**TASK**.
Reproduce all the lines below exactly and omit the images.

***

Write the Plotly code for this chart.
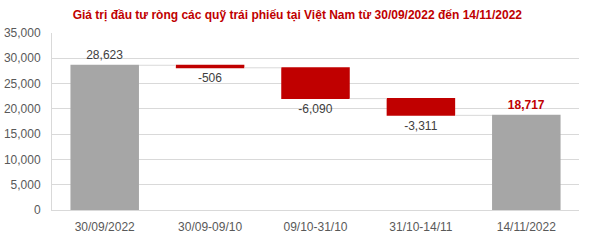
import plotly.graph_objects as go

categories = ["30/09/2022", "30/09-09/10", "09/10-31/10", "31/10-14/11", "14/11/2022"]
values = [28623, -506, -6090, -3311, 18717]
measures = ["absolute", "relative", "relative", "relative", "total"]
labels = ["28,623", "-506", "-6,090", "-3,311", "<b>18,717</b>"]
label_colors = ["#404040", "#404040", "#404040", "#404040", "#C00000"]
y_ticks = [0, 5000, 10000, 15000, 20000, 25000, 30000, 35000]

fig = go.Figure(go.Waterfall(
    x=categories,
    y=values,
    measure=measures,
    text=labels,
    textposition="outside",
    textfont=dict(color=label_colors, size=12, family="Liberation Sans, Arial"),
    cliponaxis=False,
    decreasing=dict(marker=dict(color="#C00000")),
    increasing=dict(marker=dict(color="#C00000")),
    totals=dict(marker=dict(color="#A6A6A6")),
    connector=dict(mode="between", line=dict(color="#D9D9D9", width=1)),
    width=0.65,
))

fig.update_layout(
    width=590, height=241,
    margin=dict(l=52, r=11, t=33, b=31),
    paper_bgcolor="white", plot_bgcolor="white",
    font=dict(family="Liberation Sans, Arial", size=12, color="#595959"),
    showlegend=False,
    title=dict(
        text="<b>Giá trị đầu tư ròng các quỹ trái phiếu tại Việt Nam từ 30/09/2022 đến 14/11/2022</b>",
        x=0.504, xanchor="center", y=0.94, yanchor="middle",
        font=dict(size=12, color="#C00000", family="Liberation Sans, Arial"),
    ),
    xaxis=dict(showgrid=False, showline=True, linecolor="#D9D9D9", ticks="",
               ticklabelstandoff=6, automargin=False,
               tickfont=dict(size=12, color="#595959")),
    yaxis=dict(range=[0, 35000], tickvals=y_ticks, tickformat=",",
               showgrid=True, gridcolor="#D9D9D9", gridwidth=1,
               showline=True, linecolor="#D9D9D9", zeroline=False,
               ticklabelstandoff=8, automargin=False,
               tickfont=dict(size=12, color="#595959"), ticks="", ticklen=0),
)

fig.write_html("out.html")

***

**ANSWER**.
Write the Plotly code for this chart.
import plotly.graph_objects as go

categories = ["30/09/2022", "30/09-09/10", "09/10-31/10", "31/10-14/11", "14/11/2022"]
values = [28623, -506, -6090, -3311, 18717]
measures = ["absolute", "relative", "relative", "relative", "total"]
labels = ["28,623", "-506", "-6,090", "-3,311", "<b>18,717</b>"]
label_colors = ["#404040", "#404040", "#404040", "#404040", "#C00000"]
y_ticks = [0, 5000, 10000, 15000, 20000, 25000, 30000, 35000]

fig = go.Figure(go.Waterfall(
    x=categories,
    y=values,
    measure=measures,
    text=labels,
    textposition="outside",
    textfont=dict(color=label_colors, size=12, family="Liberation Sans, Arial"),
    cliponaxis=False,
    decreasing=dict(marker=dict(color="#C00000")),
    increasing=dict(marker=dict(color="#C00000")),
    totals=dict(marker=dict(color="#A6A6A6")),
    connector=dict(mode="between", line=dict(color="#D9D9D9", width=1)),
    width=0.65,
))

fig.update_layout(
    width=590, height=241,
    margin=dict(l=52, r=11, t=33, b=31),
    paper_bgcolor="white", plot_bgcolor="white",
    font=dict(family="Liberation Sans, Arial", size=12, color="#595959"),
    showlegend=False,
    title=dict(
        text="<b>Giá trị đầu tư ròng các quỹ trái phiếu tại Việt Nam từ 30/09/2022 đến 14/11/2022</b>",
        x=0.504, xanchor="center", y=0.94, yanchor="middle",
        font=dict(size=12, color="#C00000", family="Liberation Sans, Arial"),
    ),
    xaxis=dict(showgrid=False, showline=True, linecolor="#D9D9D9", ticks="",
               ticklabelstandoff=6, automargin=False,
               tickfont=dict(size=12, color="#595959")),
    yaxis=dict(range=[0, 35000], tickvals=y_ticks, tickformat=",",
               showgrid=True, gridcolor="#D9D9D9", gridwidth=1,
               showline=True, linecolor="#D9D9D9", zeroline=False,
               ticklabelstandoff=8, automargin=False,
               tickfont=dict(size=12, color="#595959"), ticks="", ticklen=0),
)

fig.write_html("out.html")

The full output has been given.